Print nothing but the lines from the start of the listing below through the line that contains "from datetime import datetime, timedelta". Do not include the pictures.
--- Start ---
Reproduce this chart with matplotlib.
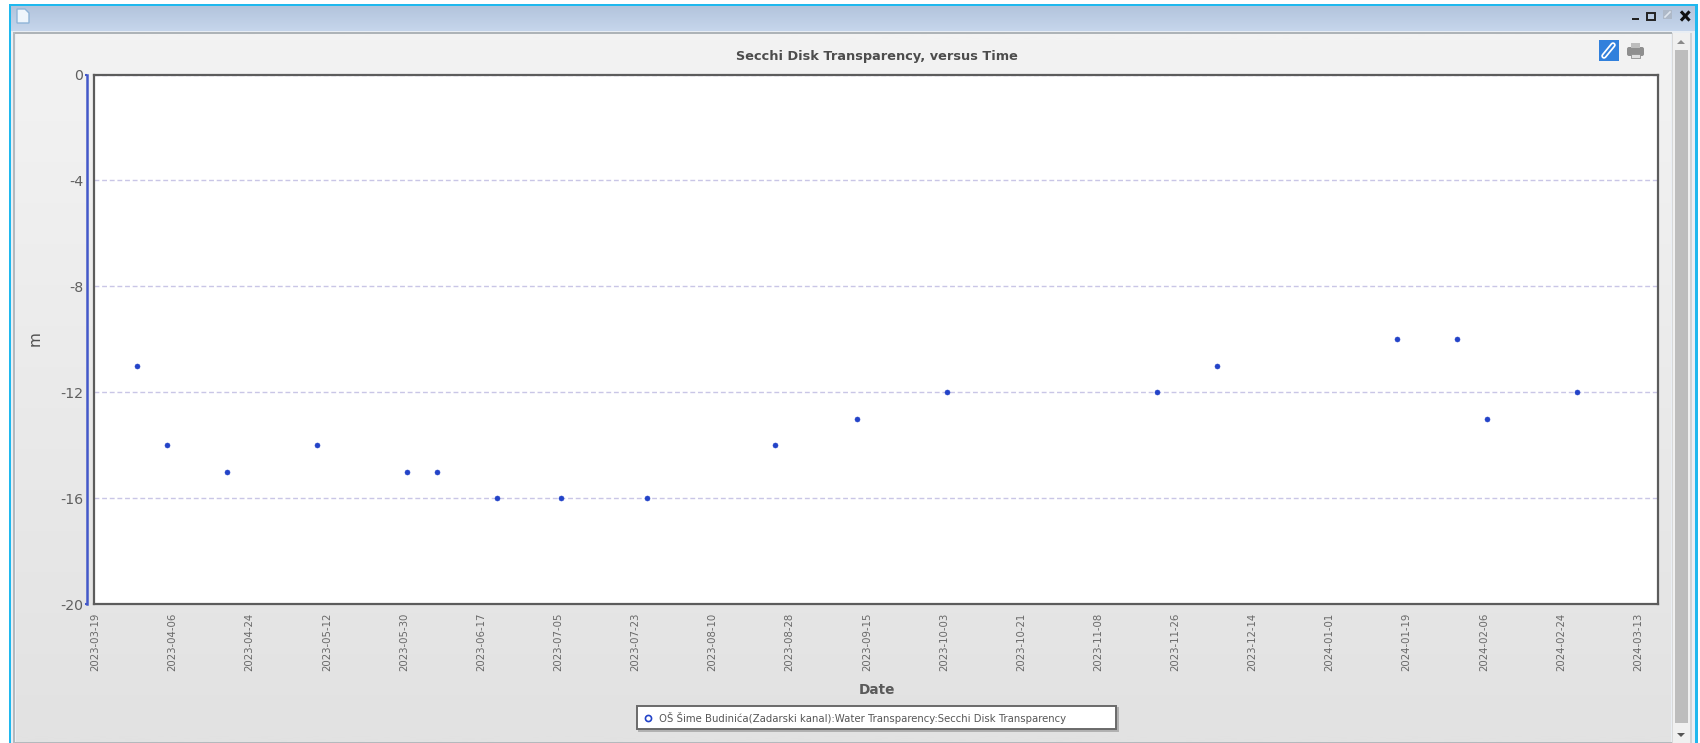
import numpy as np
import matplotlib
matplotlib.use("Agg")
import matplotlib.pyplot as plt
import matplotlib.dates as mdates
from matplotlib.lines import Line2D
from matplotlib.patches import Rectangle, Polygon, FancyBboxPatch
from matplotlib.transforms import ScaledTranslation
from datetime import datetime, timedelta

dates = ["2023-03-29","2023-04-05","2023-04-19","2023-05-10","2023-05-31","2023-06-07",
         "2023-06-21","2023-07-06","2023-07-26","2023-08-25","2023-09-13","2023-10-04",
         "2023-11-22","2023-12-06","2024-01-17","2024-01-31","2024-02-07","2024-02-28"]
values = [-11,-14,-15,-14,-15,-15,-16,-16,-16,-14,-13,-12,-12,-11,-10,-10,-13,-12]
x_ticks = ["2023-03-19","2023-04-06","2023-04-24","2023-05-12","2023-05-30","2023-06-17",
           "2023-07-05","2023-07-23","2023-08-10","2023-08-28","2023-09-15","2023-10-03",
           "2023-10-21","2023-11-08","2023-11-26","2023-12-14","2024-01-01","2024-01-19",
           "2024-02-06","2024-02-24","2024-03-13"]
y_ticks = [0,-4,-8,-12,-16,-20]
series_name = "OŠ Šime Budinića(Zadarski kanal):Water Transparency:Secchi Disk Transparency"
title = "Secchi Disk Transparency, versus Time"

plt.rcParams['font.family'] = ['DejaVu Sans']
plt.rcParams['axes.unicode_minus'] = False

W, H = 1700, 743
fig = plt.figure(figsize=(W/100, H/100), dpi=100, facecolor="white")

bg = fig.add_axes([0,0,1,1], zorder=-1)
bg.set_xlim(0,W); bg.set_ylim(H,0); bg.axis("off")

def grad(x0,x1,y0,y1,c0,c1,z=1):
    c0=np.array(matplotlib.colors.to_rgb(c0)); c1=np.array(matplotlib.colors.to_rgb(c1))
    t=np.linspace(0,1,64)[:,None,None]
    img=c0[None,None,:]*(1-t)+c1[None,None,:]*t
    bg.imshow(img,extent=(x0,x1,y1,y0),aspect="auto",zorder=z,interpolation="bilinear")
    bg.set_xlim(0,W); bg.set_ylim(H,0)

def rect(x0,y0,x1,y1,fc,ec="none",lw=0,z=2):
    bg.add_patch(Rectangle((x0,y0),x1-x0,y1-y0,fc=fc,ec=ec,lw=lw,zorder=z))

# window frame
rect(9,4,1698,743,"#d5e6f4",z=0.5)
rect(9,4,1698,6,"#1fb8ee",z=3)
rect(9,4,11.5,743,"#1fb8ee",z=3)
rect(1695.5,4,1698,743,"#1fb8ee",z=3)
grad(11.5,1695.5,6,31,"#b3c4dc","#c6d6ec",z=1)
rect(11.5,31,1695.5,743,"#e9eef4",z=1)
# panel
grad(16,1671,34,742,"#f3f3f3","#e2e2e2",z=1.5)
rect(13.5,32,1672,33.5,"#aeb4b8",z=3)
rect(13.5,32,15.5,743,"#b4b9bd",z=3)
rect(13.5,741.5,1672,743,"#b4b9bd",z=3)
# scrollbar
rect(1672,33,1691,743,"#f0f0f0",z=2)
rect(1672,33,1673,743,"#d8d8d8",z=3)
rect(1690,33,1692,743,"#cfd3d6",z=3)
rect(1675,50,1688,723,"#bdbdbd",z=3)
bg.add_patch(Polygon([[1677,44],[1685,44],[1681,40]],fc="#8a8a8a",zorder=4))
bg.add_patch(Polygon([[1677,733],[1685,733],[1681,737]],fc="#555555",zorder=4))
# title bar icons
bg.add_patch(Polygon([[17,9],[25,9],[29,13],[29,23],[17,23]],fc="#eef5fc",ec="#8fb4d8",lw=1,zorder=4))
rect(1632,17.5,1639,19.5,"#222222",z=4)
bg.add_patch(Rectangle((1647.5,13),7.5,6.5,fc="none",ec="#222222",lw=1.4,zorder=4))
rect(1663,9.5,1672,19,"#aeb9c8",z=4)
bg.plot([1665,1670],[17,12],color="#dfe6ee",lw=1.2,zorder=5)
bg.plot([1682,1688.5],[12.5,19.5],color="#111111",lw=2.2,zorder=4)
bg.plot([1688.5,1682],[12.5,19.5],color="#111111",lw=2.2,zorder=4)
# link icon
rect(1599,40,1619,61,"#3180dc",z=4)
bg.plot([1604,1613],[56,45],color="white",lw=4,solid_capstyle="round",zorder=5)
bg.plot([1604,1613],[56,45],color="#3180dc",lw=1.5,solid_capstyle="round",zorder=6)
# print icon
bg.add_patch(FancyBboxPatch((1627,47),17,9,boxstyle="round,pad=0,rounding_size=2",fc="#8f8f8f",ec="none",zorder=4))
rect(1631,43,1640,48,"#bdbdbd",z=5)
rect(1631,54,1640,58,"#e0e0e0",ec="#8f8f8f",lw=0.6,z=5)

# main axes
L,T,R,B = 93.5,74.5,1658,604
ax = fig.add_axes([L/W,1-B/H,(R-L)/W,(B-T)/H], facecolor="white")
xd = [datetime.strptime(d,"%Y-%m-%d") for d in dates]
xt = [datetime.strptime(d,"%Y-%m-%d") for d in x_ticks]
ax.plot(xd, values, linestyle="none", marker="o", ms=3.6, mfc="#2343c8", mec="#2343c8", mew=0.4, zorder=3)
ax.set_xlim(xt[0]-timedelta(days=0.1), xt[0]+timedelta(days=365))
ax.set_ylim(-20,0)
ax.xaxis.set_major_locator(plt.FixedLocator(mdates.date2num(xt)))
ax.xaxis.set_major_formatter(mdates.DateFormatter("%Y-%m-%d"))
ax.set_yticks(y_ticks)
ax.yaxis.grid(True, color="#c9c6e6", ls=(0,(3.5,2)), lw=1)
ax.set_axisbelow(True)
ax.tick_params(axis="x", length=0, pad=6, labelrotation=90, labelsize=7.3, labelcolor="#686868")
ax.tick_params(axis="y", length=0, pad=7.5, labelsize=10.2, labelcolor="#606060")
shift = ScaledTranslation(1.5/100, 0, fig.dpi_scale_trans)
for lab in ax.get_xticklabels():
    lab.set_transform(lab.get_transform() + shift)
for s in ax.spines.values():
    s.set_color("#5c5c5c"); s.set_linewidth(1.6)
# blue y axis line, separate from the frame
ax2 = ax.twinx(); ax2.set_ylim(-20,0)
ax2.set_yticks([-20,0])
ax2.yaxis.set_ticks_position("left")
ax2.tick_params(axis="y", length=1.6, width=1.5, color="#4358c9", labelleft=False, labelright=False)
ax2.spines["left"].set_visible(True)
ax2.spines["left"].set_position(("outward", 5))
ax2.spines["left"].set_color("#4358c9"); ax2.spines["left"].set_linewidth(1.8)
for k in ("top","right","bottom"):
    ax2.spines[k].set_visible(False)

fig.text(877/W, 1-56.8/H, title, ha="center", va="center", fontsize=9.25, fontweight="bold", color="#4d4d4d")
fig.text(877/W, 1-689.5/H, "Date", ha="center", va="center", fontsize=9.8, fontweight="bold", color="#5a5a5a")
fig.text(35/W, 1-339/H, "m", ha="center", va="center", rotation=90, fontsize=11, color="#505050")

h = Line2D([],[],linestyle="none",marker="o",ms=4.4,mfc="white",mec="#2343c8",mew=1.2)
leg = fig.legend([h],[series_name],loc="center",
                 bbox_to_anchor=(637/W,1-729/H,(1116-637)/W,22.5/H),bbox_transform=fig.transFigure,
                 mode="expand",borderaxespad=0,borderpad=0.55,handlelength=1.0,handletextpad=0.6,
                 fontsize=7.25,frameon=True,fancybox=False,framealpha=1,facecolor="white",edgecolor="#6a6a6a",
                 labelcolor="#555555",shadow={"ox":1.5,"oy":-1.5,"color":"#b0b0b0","alpha":1})
leg.get_frame().set_linewidth(1.4)

fig.savefig("out.png", dpi=100)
--- End ---
* _CORRECT ANSWER_
Reproduce this chart with matplotlib.
import numpy as np
import matplotlib
matplotlib.use("Agg")
import matplotlib.pyplot as plt
import matplotlib.dates as mdates
from matplotlib.lines import Line2D
from matplotlib.patches import Rectangle, Polygon, FancyBboxPatch
from matplotlib.transforms import ScaledTranslation
from datetime import datetime, timedelta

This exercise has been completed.